Valve has told us there is nothing it’s seen in the development of the Steam Deck that suggests it won’t be compatible with Windows 11 at launch.
That might seem like a given, seeing as it’s already spoken about the current generation of Windows OS being functional on Valve’s upcoming handheld gaming PC, but there have been a host of potential compatibility issues cropping up since Microsoft announced the next-gen version of Windows.
Most significantly the confusion around what version of the Trusted Compatibility Module (TPM) is necessary to get Windows 11 installed on your machine. Microsoft’s initial health check tool suggested a great many of our PCs weren’t compatible, and it led to a rush on third-party TPM boards.
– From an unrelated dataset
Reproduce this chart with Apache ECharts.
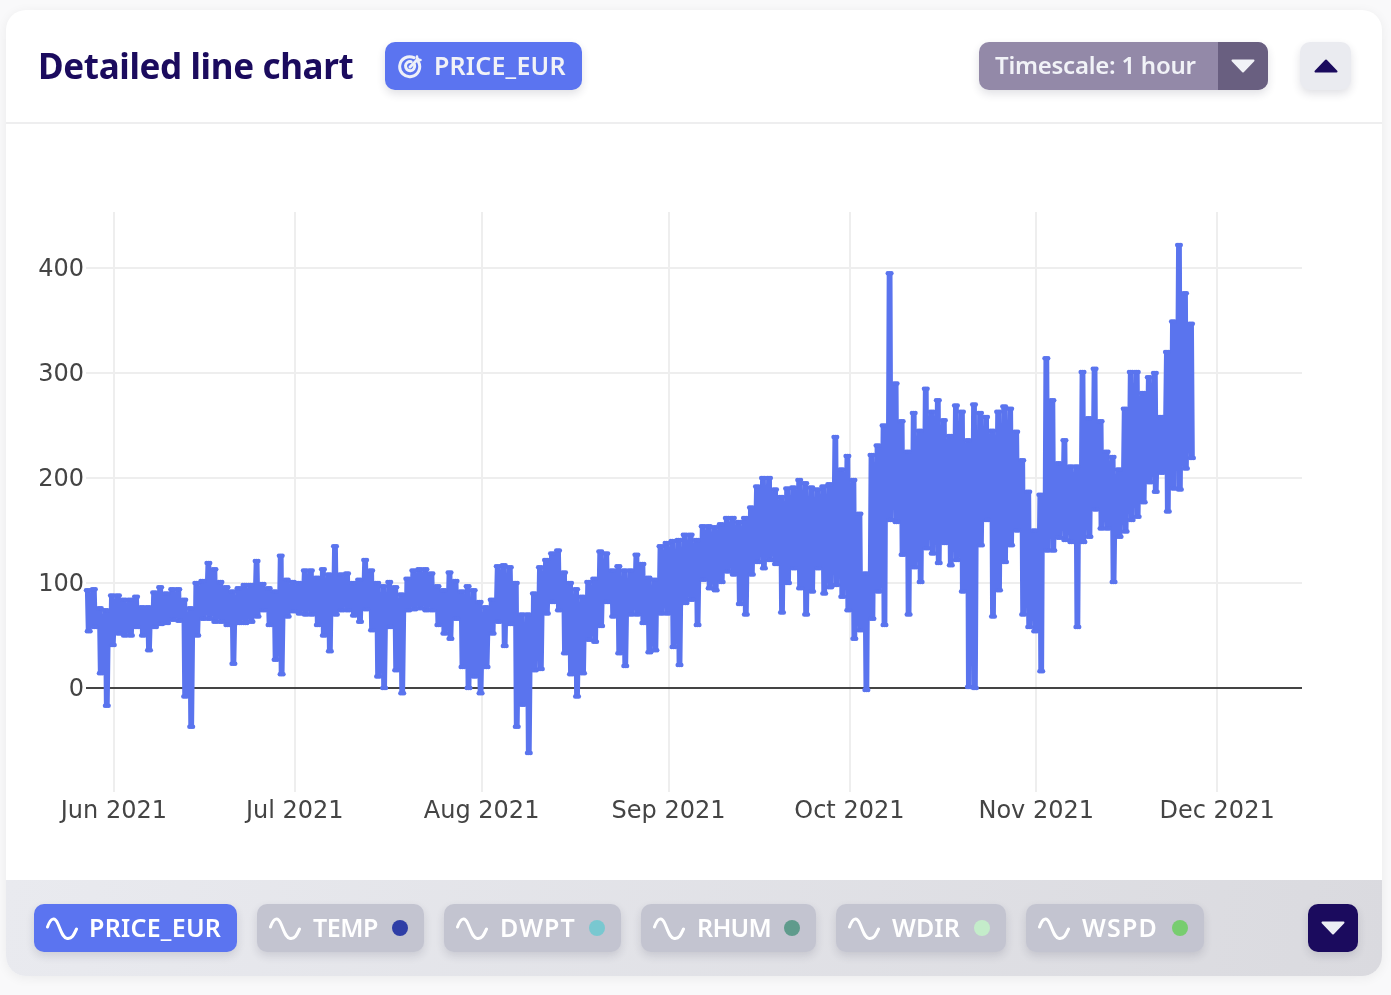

“There’s work looking at TPM just now,” Valve Steam Deck designer, Greg Coomer, tells us. “We’ve focused so much on Windows 10, so far, that we haven’t really gotten that far into it. Our expectation is that we can meet that.”
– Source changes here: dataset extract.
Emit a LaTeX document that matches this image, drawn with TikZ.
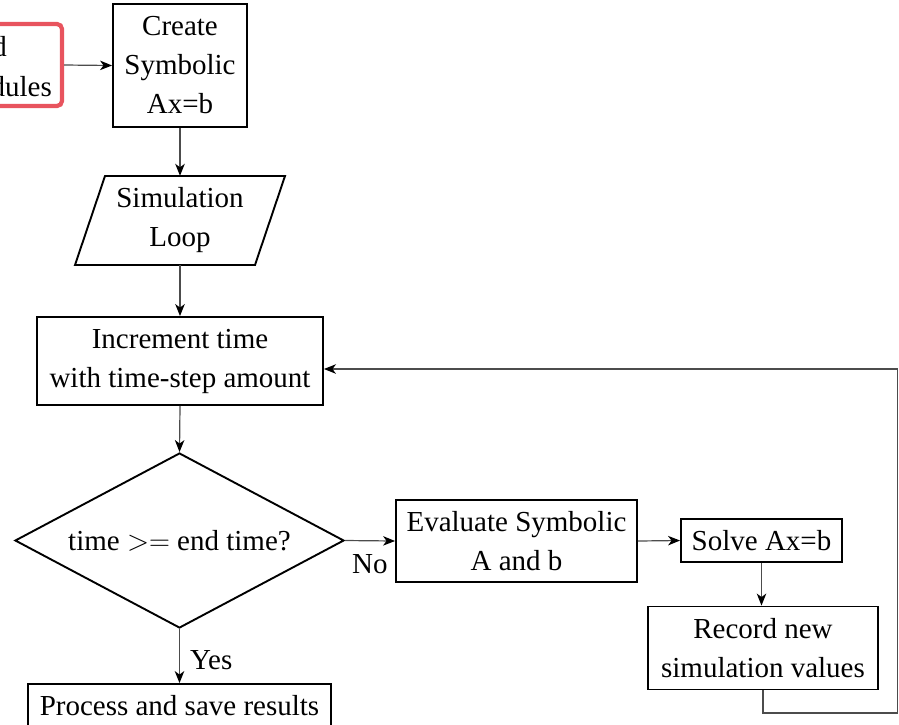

But it’s not just down to Valve as the makers of the new handheld hardware, it’s also something it has been talking about with AMD itself. As the creators of the custom silicon at the heart of the Steam Deck—the Zen 2/RDNA 2 APU—the red team is there to ensure that, at the fundamental level, the new tech is ready for Windows 11.
“It’s also a conversation that’s going on with AMD,” Coomer explains, “to make sure that, at the BIOS level, we can accommodate that. So there’s nothing to indicate to us yet that there’ll be any issues with Windows 11.”
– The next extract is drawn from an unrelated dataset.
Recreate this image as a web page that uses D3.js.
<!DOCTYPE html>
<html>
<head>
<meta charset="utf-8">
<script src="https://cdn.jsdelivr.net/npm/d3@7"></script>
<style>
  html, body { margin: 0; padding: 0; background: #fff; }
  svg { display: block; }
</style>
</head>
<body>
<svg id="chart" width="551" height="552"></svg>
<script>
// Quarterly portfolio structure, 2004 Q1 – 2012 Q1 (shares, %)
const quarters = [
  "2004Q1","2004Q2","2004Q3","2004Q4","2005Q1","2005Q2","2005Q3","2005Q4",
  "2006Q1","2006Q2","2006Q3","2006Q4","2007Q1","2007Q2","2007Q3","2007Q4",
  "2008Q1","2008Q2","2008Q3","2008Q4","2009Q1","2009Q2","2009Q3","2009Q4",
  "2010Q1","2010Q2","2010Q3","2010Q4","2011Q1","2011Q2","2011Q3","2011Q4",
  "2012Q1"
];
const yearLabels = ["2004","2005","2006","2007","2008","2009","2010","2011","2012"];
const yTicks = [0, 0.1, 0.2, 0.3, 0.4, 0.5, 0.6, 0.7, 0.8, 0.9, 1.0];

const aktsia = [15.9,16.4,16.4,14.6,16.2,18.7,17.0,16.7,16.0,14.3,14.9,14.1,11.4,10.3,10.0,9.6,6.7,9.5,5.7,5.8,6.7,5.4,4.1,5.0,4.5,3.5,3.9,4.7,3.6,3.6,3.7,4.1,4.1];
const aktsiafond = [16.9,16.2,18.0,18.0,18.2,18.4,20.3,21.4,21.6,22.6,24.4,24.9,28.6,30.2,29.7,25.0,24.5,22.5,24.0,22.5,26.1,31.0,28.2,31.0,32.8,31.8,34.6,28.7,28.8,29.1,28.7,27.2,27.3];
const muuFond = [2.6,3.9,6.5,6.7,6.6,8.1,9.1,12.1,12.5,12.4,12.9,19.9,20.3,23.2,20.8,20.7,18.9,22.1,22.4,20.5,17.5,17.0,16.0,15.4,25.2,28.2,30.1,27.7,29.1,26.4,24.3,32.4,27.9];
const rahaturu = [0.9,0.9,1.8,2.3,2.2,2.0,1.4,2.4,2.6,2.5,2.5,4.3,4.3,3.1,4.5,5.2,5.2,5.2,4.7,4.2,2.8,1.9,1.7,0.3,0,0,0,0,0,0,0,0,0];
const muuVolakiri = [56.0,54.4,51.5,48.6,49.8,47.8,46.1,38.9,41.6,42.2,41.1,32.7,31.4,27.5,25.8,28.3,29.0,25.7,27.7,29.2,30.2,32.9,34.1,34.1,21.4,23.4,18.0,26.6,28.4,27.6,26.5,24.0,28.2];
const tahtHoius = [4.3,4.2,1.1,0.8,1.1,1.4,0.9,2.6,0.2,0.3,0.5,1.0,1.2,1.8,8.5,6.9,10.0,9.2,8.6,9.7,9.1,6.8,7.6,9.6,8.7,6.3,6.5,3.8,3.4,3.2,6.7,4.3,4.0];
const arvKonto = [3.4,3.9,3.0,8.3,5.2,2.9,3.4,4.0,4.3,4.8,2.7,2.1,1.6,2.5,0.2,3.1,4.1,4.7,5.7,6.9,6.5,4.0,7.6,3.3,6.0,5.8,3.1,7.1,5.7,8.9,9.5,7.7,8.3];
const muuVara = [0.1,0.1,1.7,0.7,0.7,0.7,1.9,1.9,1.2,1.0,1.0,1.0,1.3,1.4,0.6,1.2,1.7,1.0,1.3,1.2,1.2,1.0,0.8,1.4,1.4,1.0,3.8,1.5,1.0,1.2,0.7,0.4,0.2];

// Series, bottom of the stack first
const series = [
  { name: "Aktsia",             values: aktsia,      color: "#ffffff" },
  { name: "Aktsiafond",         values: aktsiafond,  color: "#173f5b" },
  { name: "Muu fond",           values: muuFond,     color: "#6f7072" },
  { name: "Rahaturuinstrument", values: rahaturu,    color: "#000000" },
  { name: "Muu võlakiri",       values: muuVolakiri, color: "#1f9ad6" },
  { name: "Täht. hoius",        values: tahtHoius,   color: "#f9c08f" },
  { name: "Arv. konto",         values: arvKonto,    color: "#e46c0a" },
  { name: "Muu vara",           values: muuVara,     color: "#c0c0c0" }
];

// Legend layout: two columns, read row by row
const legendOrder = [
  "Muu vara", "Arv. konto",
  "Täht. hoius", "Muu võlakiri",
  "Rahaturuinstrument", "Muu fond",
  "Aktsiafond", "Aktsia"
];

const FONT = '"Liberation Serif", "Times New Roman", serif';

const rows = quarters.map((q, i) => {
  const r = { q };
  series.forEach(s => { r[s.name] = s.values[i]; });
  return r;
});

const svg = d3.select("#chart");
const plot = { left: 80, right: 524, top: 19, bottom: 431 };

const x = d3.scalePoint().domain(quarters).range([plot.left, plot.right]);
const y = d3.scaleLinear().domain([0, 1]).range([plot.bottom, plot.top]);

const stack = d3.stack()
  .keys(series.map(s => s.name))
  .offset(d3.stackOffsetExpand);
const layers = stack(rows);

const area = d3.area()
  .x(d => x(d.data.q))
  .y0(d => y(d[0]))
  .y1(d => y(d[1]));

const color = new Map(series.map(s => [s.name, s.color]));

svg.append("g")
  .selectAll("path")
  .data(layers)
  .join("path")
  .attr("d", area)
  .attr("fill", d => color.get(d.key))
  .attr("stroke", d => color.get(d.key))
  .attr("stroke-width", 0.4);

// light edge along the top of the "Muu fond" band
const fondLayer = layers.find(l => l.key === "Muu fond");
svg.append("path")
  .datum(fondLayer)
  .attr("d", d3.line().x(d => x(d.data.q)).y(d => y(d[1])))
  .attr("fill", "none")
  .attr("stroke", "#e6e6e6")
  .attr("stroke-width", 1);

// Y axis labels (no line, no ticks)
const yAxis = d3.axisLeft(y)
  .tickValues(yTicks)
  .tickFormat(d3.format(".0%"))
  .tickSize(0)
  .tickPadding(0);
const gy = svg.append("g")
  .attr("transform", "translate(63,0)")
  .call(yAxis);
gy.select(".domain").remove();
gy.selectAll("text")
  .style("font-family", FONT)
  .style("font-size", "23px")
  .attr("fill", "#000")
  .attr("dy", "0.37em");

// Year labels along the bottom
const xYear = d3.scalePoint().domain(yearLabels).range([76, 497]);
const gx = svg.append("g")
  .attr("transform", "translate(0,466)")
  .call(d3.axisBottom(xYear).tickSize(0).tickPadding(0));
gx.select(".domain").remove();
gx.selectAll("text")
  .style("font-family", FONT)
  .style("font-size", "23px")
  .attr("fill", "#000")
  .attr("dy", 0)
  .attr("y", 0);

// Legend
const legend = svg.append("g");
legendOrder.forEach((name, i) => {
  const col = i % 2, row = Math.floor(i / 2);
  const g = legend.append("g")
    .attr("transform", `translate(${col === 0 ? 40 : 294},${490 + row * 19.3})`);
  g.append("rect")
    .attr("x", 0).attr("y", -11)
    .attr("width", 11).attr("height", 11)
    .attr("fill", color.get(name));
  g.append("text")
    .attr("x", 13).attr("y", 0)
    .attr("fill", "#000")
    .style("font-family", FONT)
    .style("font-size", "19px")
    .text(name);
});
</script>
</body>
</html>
This is good news for anyone wanting to replace the shipping SteamOS 3.0 with Microsoft’s new operating system. But, from what we’ve seen, and from what Valve itself says, I’m personally not convinced that’s a route I’d be willing to go down.
If Valve is able to smash its goal “for every game to work by the time we ship Steam Deck,” through its work on the Proton/Steam Play compatibility layer, then I’m going to stick with SteamOS.
In our hands-on time with the Steam Deck itself we’ve been hugely impressed with how the new SteamOS 3.0 UI looks and feels on the handheld machine. It’s a console-like experience that you’re going to struggle to emulate on a Windows 11 system.
Maybe Valve will create a Little Picture Mode, specifically for handheld machines that also works outside of SteamOS 3.0, but for now the native Linux operating system that ships with the Deck looks like it will give PC gamers the optimum handheld experience.